How someone organizes their desk can tell you a lot about how they get work done. That’s why we’re stepping into the offices of enviably creative (and productive) people to look at what’s on their desks — pens and notebooks and gadgets, but also décor and tchotchkes. Today, we’ve asked graphic designer Deva Pardue, who balances a day job as creative director of The Wing with her work as the founder of the design initiative For All Womankind, to show and tell.
They’re great headphones. They’re comfortable, and they’re pretty noise-canceling, so even if I’m not listening to music, I might just wear them if I want people not to disturb me. They’re great, I’m an avid listener of WNYC in the morning, so that’s what I use them for the most. When I’m not in meetings, I’m listening to Brian Lehrer between the hours of 10 and 12.
I use a lot of different devices to keep lists. I oversee four-and-a-half teams here, we’re starting to build out our experiential team. So I constantly have a lot of balls in the air, so I like to have multiple areas where I can write it down — either in my notebook or this Poketo weekly planner. Those are usually due dates, so big deliverables for that specific day. They’re more deadline-oriented because there’s not a lot of room there.
I also use an app called TeuxDeux. Tina Roth Eisenberg started it; she’s a designer; Swissmiss is her studio. It’s basically an app you can sign up for, and it’s a list. It’s the most simple thing ever, but I love it. It goes by day, and you can jot things in there from your phone or computer and then cross them off when they’re done. If you don’t cross them off, they just automatically move to the next day. So I use that as a running to-do list. This is more action items, like, “Talk to this person about this.”
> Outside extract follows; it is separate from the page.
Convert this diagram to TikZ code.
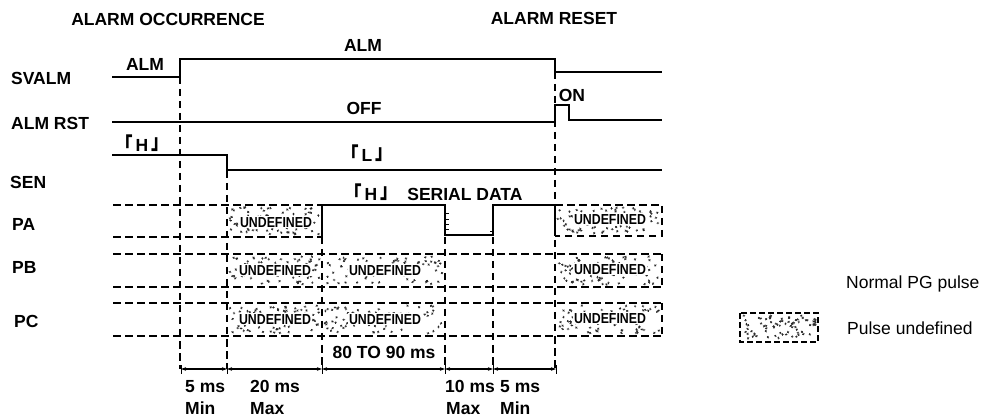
\documentclass[tikz,border=0pt]{standalone}
\usepackage{fontspec}
\setmainfont{Liberation Sans}
\newfontfamily\cjk{Noto Sans CJK JP}
\usetikzlibrary{arrows.meta}
\newcommand\stipplebox[4]{%
  \foreach \k in {1,...,75}{%
    \pgfmathsetmacro\sx{#1+2.5+rnd*(#3-#1-5)}%
    \pgfmathsetmacro\sy{#2+2.5+rnd*(#4-#2-5)}%
    \pgfmathsetmacro\sa{rnd*180}%
    \draw[stip] (\sx,\sy) ++(\sa:-1.3pt) -- ++(\sa:2.6pt);
    \draw[stip] (\sx,\sy) ++(\sa+90:-1.1pt) -- ++(\sa+90:2.2pt);
  }%
}
\newcommand\lbr{\raisebox{-2.2pt}{\scalebox{1}[1.25]{\cjk 「}}}
\newcommand\rbr{\raisebox{2.2pt}{\scalebox{1}[1.25]{\cjk 」}}}
\begin{document}
\begin{tikzpicture}[x=1pt,y=-1pt,
  sig/.style={line width=1.9pt},
  dsh/.style={line width=1.2pt, dash pattern=on 7.5pt off 4.5pt},
  stip/.style={line width=0.7pt, black!85},
  lbl/.style={font=\bfseries\fontsize{17.5}{20}\selectfont, inner sep=0pt, text height=12.5pt, text depth=0pt},
  und/.style={font=\bfseries\fontsize{14.5}{16}\selectfont, inner sep=1.2pt, fill=white, text height=10.4pt, text depth=0pt},
  dimtip/.style={{Stealth[length=5pt,width=3.5pt]}-{Stealth[length=5pt,width=3.5pt]}},
]
\useasboundingbox (0,0) rectangle (990,419);
\pgfmathsetseed{4242}

% titles
\node[lbl] (occ) at (168,19) {ALARM OCCURRENCE};
\node[lbl] (rst) at (554,18) {ALARM RESET};

% row labels
\node[lbl, anchor=west] (lsvalm) at (11,78) {SVALM};
\node[lbl, anchor=west] (lalmrst) at (11,123) {ALM RST};
\node[lbl, anchor=west] (lsen) at (10,182) {SEN};
\node[lbl, anchor=west] (lpa) at (12,224) {PA};
\node[lbl, anchor=west] (lpb) at (12,267) {PB};
\node[lbl, anchor=west] (lpc) at (14,321) {PC};

% vertical dashed time lines
\draw[dsh] (180,77) -- (180,369);
\draw[dsh] (227,171) -- (227,369);
\draw[dsh] (322,237) -- (322,369);
\draw[dsh] (445,237) -- (445,369);
\draw[dsh] (493,237) -- (493,369);
\draw[dsh] (555,72) -- (555,369);

% horizontal dashed lanes
\draw[dsh] (113,205) -- (322,205);
\draw[dsh] (113,237) -- (322,237);
\draw[dsh] (555,205) -- (662,205) -- (662,236) -- (555,236);
\draw[dsh] (113,254) -- (662,254);
\draw[dsh] (113,287) -- (662,287);
\draw[dsh] (662,254) -- (662,287);
\draw[dsh] (113,303) -- (662,303);
\draw[dsh] (113,336) -- (662,336);
\draw[dsh] (662,303) -- (662,336);

% undefined areas
\stipplebox{227}{205}{322}{237}
\stipplebox{227}{254}{322}{287}
\stipplebox{322}{254}{445}{287}
\stipplebox{227}{303}{322}{336}
\stipplebox{322}{303}{445}{336}
\stipplebox{555}{205}{662}{236}
\stipplebox{555}{254}{662}{287}
\stipplebox{555}{303}{662}{336}
\node[und] (ua1) at (276,222) {\scalebox{0.85}[1]{UNDEFINED}};
\node[und] (ub1) at (275,270) {\scalebox{0.85}[1]{UNDEFINED}};
\node[und] (ub2) at (385,270) {\scalebox{0.85}[1]{UNDEFINED}};
\node[und] (uc1) at (275,319) {\scalebox{0.85}[1]{UNDEFINED}};
\node[und] (uc2) at (385,319) {\scalebox{0.85}[1]{UNDEFINED}};
\node[und] (ua3) at (610,219) {\scalebox{0.85}[1]{UNDEFINED}};
\node[und] (ub3) at (610,269) {\scalebox{0.85}[1]{UNDEFINED}};
\node[und] (uc3) at (610,318) {\scalebox{0.85}[1]{UNDEFINED}};

% signals
\draw[sig] (112,77) -- (180,77) -- (180,59) -- (555,59) -- (555,72) -- (662,72);
\draw[sig] (112,122) -- (555,122) -- (555,105) -- (569,105) -- (569,120) -- (662,120);
\draw[sig] (112,155) -- (227,155) -- (227,170) -- (662,170);
\draw[sig] (322,237) -- (322,205) -- (445,205) -- (445,235) -- (493,235) -- (493,205) -- (555,205) -- (555,236);
\foreach \ty in {213,219,224,229}{\draw[line width=0.9pt] (445,\ty) -- (448.5,\ty);}
\draw[line width=0.9pt] (493,231) -- (489.5,231);

% signal texts
\node[lbl] (alm1) at (145,64) {ALM};
\node[lbl] (alm2) at (363,45) {ALM};
\node[lbl] (on) at (572,95) {ON};
\node[lbl] (off) at (364,108) {OFF};
\node[lbl] (h1) at (142,145) {\lbr\,H\,\rbr};
\node[lbl] (l1) at (367,155) {\lbr\,L\,\rbr};
\node[lbl, anchor=west] (h2) at (344,194) {\lbr\,H\,\rbr\ \ SERIAL DATA};
\node[lbl] (r8090) at (384,352) {80 TO 90 ms};

% dimension line
\foreach \n/\tx in {d0/181,d1/227,d2/322,d3/445,d4/493,d5/556}{
  \coordinate (\n) at (\tx,369);
  \draw[line width=1pt] (\tx,365) -- (\tx,374);
}
\draw[line width=1.3pt, dimtip] (d0) -- (d1);
\draw[line width=1.3pt, dimtip] (d1) -- (d2);
\draw[line width=1.3pt, dimtip] (d2) -- (d3);
\draw[line width=1.3pt, dimtip] (d3) -- (d4);
\draw[line width=1.3pt, dimtip] (d4) -- (d5);

\node[lbl, anchor=west] (m1a) at (185,386) {5 ms};
\node[lbl, anchor=west] (m1b) at (185,408) {Min};
\node[lbl, anchor=west] (m2a) at (250,386) {20 ms};
\node[lbl, anchor=west] (m2b) at (250,408) {Max};
\node[lbl, anchor=west] (m3a) at (445,386) {10 ms};
\node[lbl, anchor=west] (m3b) at (446,408) {Max};
\node[lbl, anchor=west] (m4a) at (500,386) {5 ms};
\node[lbl, anchor=west] (m4b) at (500,408) {Min};

% legend
\node[lbl, anchor=west, font=\fontsize{17.5}{20}\selectfont] (leg1) at (846,282) {Normal PG pulse};
\stipplebox{740}{313}{818}{342}
\draw[dsh, line width=1.2pt, dash pattern=on 6pt off 3pt] (740,313) rectangle (818,342);
\node[lbl, anchor=west, font=\fontsize{17.5}{20}\selectfont] (leg2) at (847,328) {Pulse undefined};
\end{tikzpicture}
\end{document}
My note-taking in my notebooks tend to be more specific to whatever meeting I’m in in that moment. I use [this one] for all my note-taking and sketching. A guy I used to work with at Pentagram — I worked at Pentagram for about five years before I started at The Wing — named Aron Fay, this was his project. It has really cool lay-flat binding, so when you open it, the whole thing just lies flat. You don’t have to hold the other side down, how you do with other notebooks. I have the unlined version [though] I’m a list-maker. I’m not a doodler, per say. I do sketch my ideas, but they tend to be much more gridded, layouts and stuff. My note-taking starts out nice and organized and list-y, and it becomes sporadic and crazy as the day moves on.
I really like a nice black-ink pen. There’s a brand Le Pen, they’re good for sketching. These pens, they don’t bleed a lot, but they have a good ink flow. It’s a nice black. You never get that thing you get with ballpoint pens where it doesn’t have a consistent line to it.
I found that at the MoMA store, which is near our offices here in Soho. Hay is my go-to for stationery stuff, it’s all really well-designed and it’s pretty. I like the pastel tones. It’s ceramic; it’s not plastic or anything.
Editor’s note: Pardue has the pastel-green Hay pen holder on her desk, but this gray one is from the same line.
That’s my protein when I’m getting low on nourishment, like, “Okay, good snack.” I love all sorts of nut butters, so I usually have some sort of nut butter on my desk. I definitely like Once Again’s peanut butter, but I mix it up. I like the ones with no added sugar, this is one of those. I sometimes eat it with a spoon, sometimes with an apple or a banana, or I put it in my overnight oats in the morning. I’m a crunchy-peanut-butter person, not creamy.
For All Womankind is something that I started shortly after the election. I had the idea to make posters of the main visual I was using, the three fists, to raise Emily’s List and the Center for Reproductive Rights. Recently, Sonix reached out to me about doing a partnership with them, and now we’re donating a portion of the proceeds to She Should Run, a nonprofit that educates young women on how to run for office and get started in political careers.
That’s a collaboration The Wing just did with Otherland. The packaging design and the different shapes are inspired by the terrazzo in our spaces; we use a lot of different terrazzo textures and patterns in the different Wing locations, so that’s where the inspiration for that design came from. The scent was more of my boss Audrey’s domain; I was more overseeing the design of it. It’s got an earthy kind of smell. We all burn them, they’re everywhere: conference rooms, they smell great. If you ever work in an office with majority women, there are lots of candles around.